• _Supplied information_:
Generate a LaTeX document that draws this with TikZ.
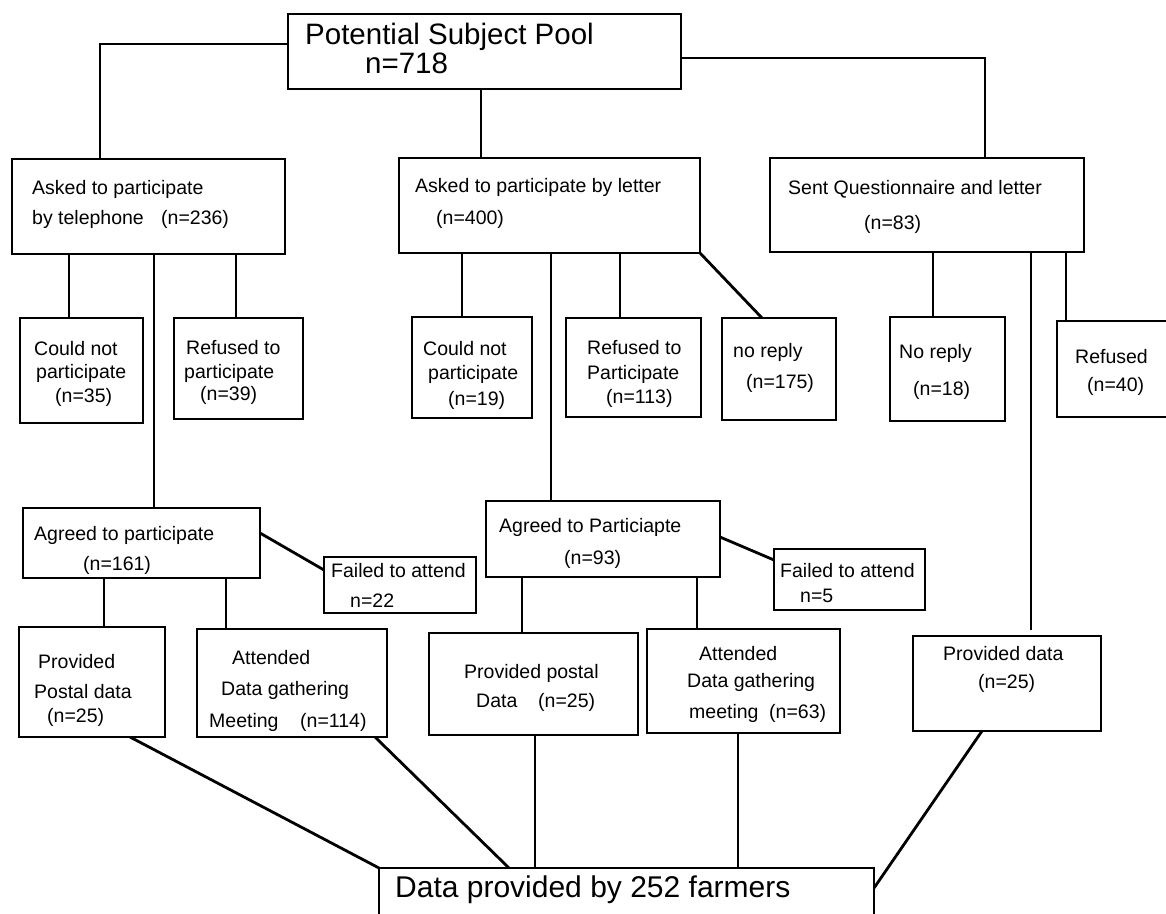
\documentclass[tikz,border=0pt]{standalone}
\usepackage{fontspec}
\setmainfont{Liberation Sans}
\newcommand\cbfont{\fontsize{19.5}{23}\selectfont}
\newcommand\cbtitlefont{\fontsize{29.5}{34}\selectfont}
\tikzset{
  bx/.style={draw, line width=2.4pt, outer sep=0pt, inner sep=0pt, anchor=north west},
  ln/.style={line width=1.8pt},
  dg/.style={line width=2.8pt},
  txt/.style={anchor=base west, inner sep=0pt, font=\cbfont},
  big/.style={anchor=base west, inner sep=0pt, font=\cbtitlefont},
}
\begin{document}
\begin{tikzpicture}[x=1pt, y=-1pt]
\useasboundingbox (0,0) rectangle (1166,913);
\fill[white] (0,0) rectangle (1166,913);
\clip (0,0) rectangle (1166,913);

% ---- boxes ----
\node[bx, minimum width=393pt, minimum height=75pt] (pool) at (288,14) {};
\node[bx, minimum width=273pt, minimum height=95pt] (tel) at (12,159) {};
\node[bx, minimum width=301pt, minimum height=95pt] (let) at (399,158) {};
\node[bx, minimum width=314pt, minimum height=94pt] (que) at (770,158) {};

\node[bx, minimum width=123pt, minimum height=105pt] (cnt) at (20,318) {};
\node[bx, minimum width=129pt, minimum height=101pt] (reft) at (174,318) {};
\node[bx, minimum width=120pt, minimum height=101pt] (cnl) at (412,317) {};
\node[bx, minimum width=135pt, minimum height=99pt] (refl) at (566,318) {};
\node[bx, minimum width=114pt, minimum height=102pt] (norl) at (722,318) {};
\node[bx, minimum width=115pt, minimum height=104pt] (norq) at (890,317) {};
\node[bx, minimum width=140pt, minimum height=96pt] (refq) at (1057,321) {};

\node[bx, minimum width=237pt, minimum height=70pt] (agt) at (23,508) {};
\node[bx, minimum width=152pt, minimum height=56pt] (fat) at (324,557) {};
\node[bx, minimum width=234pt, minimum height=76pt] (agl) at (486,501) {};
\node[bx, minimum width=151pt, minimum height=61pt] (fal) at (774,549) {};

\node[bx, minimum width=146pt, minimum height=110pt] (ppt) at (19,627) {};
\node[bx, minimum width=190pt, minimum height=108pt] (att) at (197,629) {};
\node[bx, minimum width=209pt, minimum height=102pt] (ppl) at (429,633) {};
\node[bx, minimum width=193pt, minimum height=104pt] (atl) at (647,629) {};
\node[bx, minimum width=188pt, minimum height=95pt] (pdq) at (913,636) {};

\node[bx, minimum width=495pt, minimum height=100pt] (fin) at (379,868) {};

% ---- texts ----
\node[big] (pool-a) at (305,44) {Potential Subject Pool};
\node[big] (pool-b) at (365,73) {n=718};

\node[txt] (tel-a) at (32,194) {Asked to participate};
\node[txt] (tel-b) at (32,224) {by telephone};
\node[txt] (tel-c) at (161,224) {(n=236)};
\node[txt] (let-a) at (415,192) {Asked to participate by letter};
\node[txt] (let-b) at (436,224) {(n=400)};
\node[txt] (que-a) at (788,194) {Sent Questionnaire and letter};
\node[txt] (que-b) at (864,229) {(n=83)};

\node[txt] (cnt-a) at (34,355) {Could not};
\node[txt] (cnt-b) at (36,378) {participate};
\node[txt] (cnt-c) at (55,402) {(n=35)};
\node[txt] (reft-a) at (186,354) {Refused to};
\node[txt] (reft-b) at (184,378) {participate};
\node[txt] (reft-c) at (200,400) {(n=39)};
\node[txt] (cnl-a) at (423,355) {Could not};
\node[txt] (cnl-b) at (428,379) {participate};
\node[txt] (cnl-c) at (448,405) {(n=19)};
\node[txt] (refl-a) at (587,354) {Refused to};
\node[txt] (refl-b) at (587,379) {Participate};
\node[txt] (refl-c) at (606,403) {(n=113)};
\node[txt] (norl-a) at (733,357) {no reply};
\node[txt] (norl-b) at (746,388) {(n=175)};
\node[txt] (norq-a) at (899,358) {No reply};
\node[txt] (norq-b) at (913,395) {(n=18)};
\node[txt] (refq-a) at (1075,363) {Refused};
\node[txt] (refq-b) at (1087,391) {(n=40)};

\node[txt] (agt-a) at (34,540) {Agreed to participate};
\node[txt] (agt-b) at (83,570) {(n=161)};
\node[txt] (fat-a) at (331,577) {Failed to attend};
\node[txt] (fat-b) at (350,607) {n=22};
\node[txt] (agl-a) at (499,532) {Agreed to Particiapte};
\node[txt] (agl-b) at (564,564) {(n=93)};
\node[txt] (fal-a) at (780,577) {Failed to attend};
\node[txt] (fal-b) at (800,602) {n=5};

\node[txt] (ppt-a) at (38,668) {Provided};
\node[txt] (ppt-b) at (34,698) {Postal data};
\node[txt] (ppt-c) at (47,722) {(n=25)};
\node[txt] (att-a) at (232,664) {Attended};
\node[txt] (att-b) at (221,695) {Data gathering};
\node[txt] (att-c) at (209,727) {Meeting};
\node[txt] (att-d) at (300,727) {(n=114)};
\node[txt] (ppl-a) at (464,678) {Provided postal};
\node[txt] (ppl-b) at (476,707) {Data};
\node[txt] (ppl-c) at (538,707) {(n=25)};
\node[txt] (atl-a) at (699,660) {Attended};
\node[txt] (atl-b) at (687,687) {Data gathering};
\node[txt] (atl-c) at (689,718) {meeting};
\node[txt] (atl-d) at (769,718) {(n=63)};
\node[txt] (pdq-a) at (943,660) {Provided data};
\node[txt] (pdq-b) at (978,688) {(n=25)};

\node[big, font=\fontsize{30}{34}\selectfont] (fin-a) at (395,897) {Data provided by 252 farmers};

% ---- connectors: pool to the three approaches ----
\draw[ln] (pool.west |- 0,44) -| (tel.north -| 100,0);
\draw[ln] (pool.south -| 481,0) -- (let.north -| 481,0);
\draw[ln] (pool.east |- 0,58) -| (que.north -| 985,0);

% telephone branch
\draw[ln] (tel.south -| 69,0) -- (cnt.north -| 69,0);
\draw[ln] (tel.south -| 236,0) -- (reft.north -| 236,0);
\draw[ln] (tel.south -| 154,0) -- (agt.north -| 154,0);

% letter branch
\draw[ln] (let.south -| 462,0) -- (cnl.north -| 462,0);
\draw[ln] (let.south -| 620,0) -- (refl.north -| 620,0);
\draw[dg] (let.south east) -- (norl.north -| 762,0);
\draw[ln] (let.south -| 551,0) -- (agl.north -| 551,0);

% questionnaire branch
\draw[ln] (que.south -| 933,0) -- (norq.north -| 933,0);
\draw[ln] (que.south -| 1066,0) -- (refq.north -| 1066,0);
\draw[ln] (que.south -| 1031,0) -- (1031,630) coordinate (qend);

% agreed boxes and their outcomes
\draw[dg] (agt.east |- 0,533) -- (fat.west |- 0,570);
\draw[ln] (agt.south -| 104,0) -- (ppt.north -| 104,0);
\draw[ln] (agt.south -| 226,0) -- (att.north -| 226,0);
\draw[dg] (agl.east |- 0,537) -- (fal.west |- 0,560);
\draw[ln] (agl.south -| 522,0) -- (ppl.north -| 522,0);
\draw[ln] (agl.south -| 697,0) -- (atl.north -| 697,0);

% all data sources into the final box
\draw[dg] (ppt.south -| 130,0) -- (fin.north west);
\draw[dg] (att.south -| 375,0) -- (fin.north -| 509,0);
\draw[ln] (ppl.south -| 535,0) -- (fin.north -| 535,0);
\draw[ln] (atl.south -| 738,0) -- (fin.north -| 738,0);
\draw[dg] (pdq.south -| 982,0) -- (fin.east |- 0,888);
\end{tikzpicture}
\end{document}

• _Set exercise_:
Exclude the images, then output the data above word for word.

• _Task answer_:
Generate a LaTeX document that draws this with TikZ.
\documentclass[tikz,border=0pt]{standalone}
\usepackage{fontspec}
\setmainfont{Liberation Sans}
\newcommand\cbfont{\fontsize{19.5}{23}\selectfont}
\newcommand\cbtitlefont{\fontsize{29.5}{34}\selectfont}
\tikzset{
  bx/.style={draw, line width=2.4pt, outer sep=0pt, inner sep=0pt, anchor=north west},
  ln/.style={line width=1.8pt},
  dg/.style={line width=2.8pt},
  txt/.style={anchor=base west, inner sep=0pt, font=\cbfont},
  big/.style={anchor=base west, inner sep=0pt, font=\cbtitlefont},
}
\begin{document}
\begin{tikzpicture}[x=1pt, y=-1pt]
\useasboundingbox (0,0) rectangle (1166,913);
\fill[white] (0,0) rectangle (1166,913);
\clip (0,0) rectangle (1166,913);

% ---- boxes ----
\node[bx, minimum width=393pt, minimum height=75pt] (pool) at (288,14) {};
\node[bx, minimum width=273pt, minimum height=95pt] (tel) at (12,159) {};
\node[bx, minimum width=301pt, minimum height=95pt] (let) at (399,158) {};
\node[bx, minimum width=314pt, minimum height=94pt] (que) at (770,158) {};

\node[bx, minimum width=123pt, minimum height=105pt] (cnt) at (20,318) {};
\node[bx, minimum width=129pt, minimum height=101pt] (reft) at (174,318) {};
\node[bx, minimum width=120pt, minimum height=101pt] (cnl) at (412,317) {};
\node[bx, minimum width=135pt, minimum height=99pt] (refl) at (566,318) {};
\node[bx, minimum width=114pt, minimum height=102pt] (norl) at (722,318) {};
\node[bx, minimum width=115pt, minimum height=104pt] (norq) at (890,317) {};
\node[bx, minimum width=140pt, minimum height=96pt] (refq) at (1057,321) {};

\node[bx, minimum width=237pt, minimum height=70pt] (agt) at (23,508) {};
\node[bx, minimum width=152pt, minimum height=56pt] (fat) at (324,557) {};
\node[bx, minimum width=234pt, minimum height=76pt] (agl) at (486,501) {};
\node[bx, minimum width=151pt, minimum height=61pt] (fal) at (774,549) {};

\node[bx, minimum width=146pt, minimum height=110pt] (ppt) at (19,627) {};
\node[bx, minimum width=190pt, minimum height=108pt] (att) at (197,629) {};
\node[bx, minimum width=209pt, minimum height=102pt] (ppl) at (429,633) {};
\node[bx, minimum width=193pt, minimum height=104pt] (atl) at (647,629) {};
\node[bx, minimum width=188pt, minimum height=95pt] (pdq) at (913,636) {};

\node[bx, minimum width=495pt, minimum height=100pt] (fin) at (379,868) {};

% ---- texts ----
\node[big] (pool-a) at (305,44) {Potential Subject Pool};
\node[big] (pool-b) at (365,73) {n=718};

\node[txt] (tel-a) at (32,194) {Asked to participate};
\node[txt] (tel-b) at (32,224) {by telephone};
\node[txt] (tel-c) at (161,224) {(n=236)};
\node[txt] (let-a) at (415,192) {Asked to participate by letter};
\node[txt] (let-b) at (436,224) {(n=400)};
\node[txt] (que-a) at (788,194) {Sent Questionnaire and letter};
\node[txt] (que-b) at (864,229) {(n=83)};

\node[txt] (cnt-a) at (34,355) {Could not};
\node[txt] (cnt-b) at (36,378) {participate};
\node[txt] (cnt-c) at (55,402) {(n=35)};
\node[txt] (reft-a) at (186,354) {Refused to};
\node[txt] (reft-b) at (184,378) {participate};
\node[txt] (reft-c) at (200,400) {(n=39)};
\node[txt] (cnl-a) at (423,355) {Could not};
\node[txt] (cnl-b) at (428,379) {participate};
\node[txt] (cnl-c) at (448,405) {(n=19)};
\node[txt] (refl-a) at (587,354) {Refused to};
\node[txt] (refl-b) at (587,379) {Participate};
\node[txt] (refl-c) at (606,403) {(n=113)};
\node[txt] (norl-a) at (733,357) {no reply};
\node[txt] (norl-b) at (746,388) {(n=175)};
\node[txt] (norq-a) at (899,358) {No reply};
\node[txt] (norq-b) at (913,395) {(n=18)};
\node[txt] (refq-a) at (1075,363) {Refused};
\node[txt] (refq-b) at (1087,391) {(n=40)};

\node[txt] (agt-a) at (34,540) {Agreed to participate};
\node[txt] (agt-b) at (83,570) {(n=161)};
\node[txt] (fat-a) at (331,577) {Failed to attend};
\node[txt] (fat-b) at (350,607) {n=22};
\node[txt] (agl-a) at (499,532) {Agreed to Particiapte};
\node[txt] (agl-b) at (564,564) {(n=93)};
\node[txt] (fal-a) at (780,577) {Failed to attend};
\node[txt] (fal-b) at (800,602) {n=5};

\node[txt] (ppt-a) at (38,668) {Provided};
\node[txt] (ppt-b) at (34,698) {Postal data};
\node[txt] (ppt-c) at (47,722) {(n=25)};
\node[txt] (att-a) at (232,664) {Attended};
\node[txt] (att-b) at (221,695) {Data gathering};
\node[txt] (att-c) at (209,727) {Meeting};
\node[txt] (att-d) at (300,727) {(n=114)};
\node[txt] (ppl-a) at (464,678) {Provided postal};
\node[txt] (ppl-b) at (476,707) {Data};
\node[txt] (ppl-c) at (538,707) {(n=25)};
\node[txt] (atl-a) at (699,660) {Attended};
\node[txt] (atl-b) at (687,687) {Data gathering};
\node[txt] (atl-c) at (689,718) {meeting};
\node[txt] (atl-d) at (769,718) {(n=63)};
\node[txt] (pdq-a) at (943,660) {Provided data};
\node[txt] (pdq-b) at (978,688) {(n=25)};

\node[big, font=\fontsize{30}{34}\selectfont] (fin-a) at (395,897) {Data provided by 252 farmers};

% ---- connectors: pool to the three approaches ----
\draw[ln] (pool.west |- 0,44) -| (tel.north -| 100,0);
\draw[ln] (pool.south -| 481,0) -- (let.north -| 481,0);
\draw[ln] (pool.east |- 0,58) -| (que.north -| 985,0);

% telephone branch
\draw[ln] (tel.south -| 69,0) -- (cnt.north -| 69,0);
\draw[ln] (tel.south -| 236,0) -- (reft.north -| 236,0);
\draw[ln] (tel.south -| 154,0) -- (agt.north -| 154,0);

% letter branch
\draw[ln] (let.south -| 462,0) -- (cnl.north -| 462,0);
\draw[ln] (let.south -| 620,0) -- (refl.north -| 620,0);
\draw[dg] (let.south east) -- (norl.north -| 762,0);
\draw[ln] (let.south -| 551,0) -- (agl.north -| 551,0);

% questionnaire branch
\draw[ln] (que.south -| 933,0) -- (norq.north -| 933,0);
\draw[ln] (que.south -| 1066,0) -- (refq.north -| 1066,0);
\draw[ln] (que.south -| 1031,0) -- (1031,630) coordinate (qend);

% agreed boxes and their outcomes
\draw[dg] (agt.east |- 0,533) -- (fat.west |- 0,570);
\draw[ln] (agt.south -| 104,0) -- (ppt.north -| 104,0);
\draw[ln] (agt.south -| 226,0) -- (att.north -| 226,0);
\draw[dg] (agl.east |- 0,537) -- (fal.west |- 0,560);
\draw[ln] (agl.south -| 522,0) -- (ppl.north -| 522,0);
\draw[ln] (agl.south -| 697,0) -- (atl.north -| 697,0);

% all data sources into the final box
\draw[dg] (ppt.south -| 130,0) -- (fin.north west);
\draw[dg] (att.south -| 375,0) -- (fin.north -| 509,0);
\draw[ln] (ppl.south -| 535,0) -- (fin.north -| 535,0);
\draw[ln] (atl.south -| 738,0) -- (fin.north -| 738,0);
\draw[dg] (pdq.south -| 982,0) -- (fin.east |- 0,888);
\end{tikzpicture}
\end{document}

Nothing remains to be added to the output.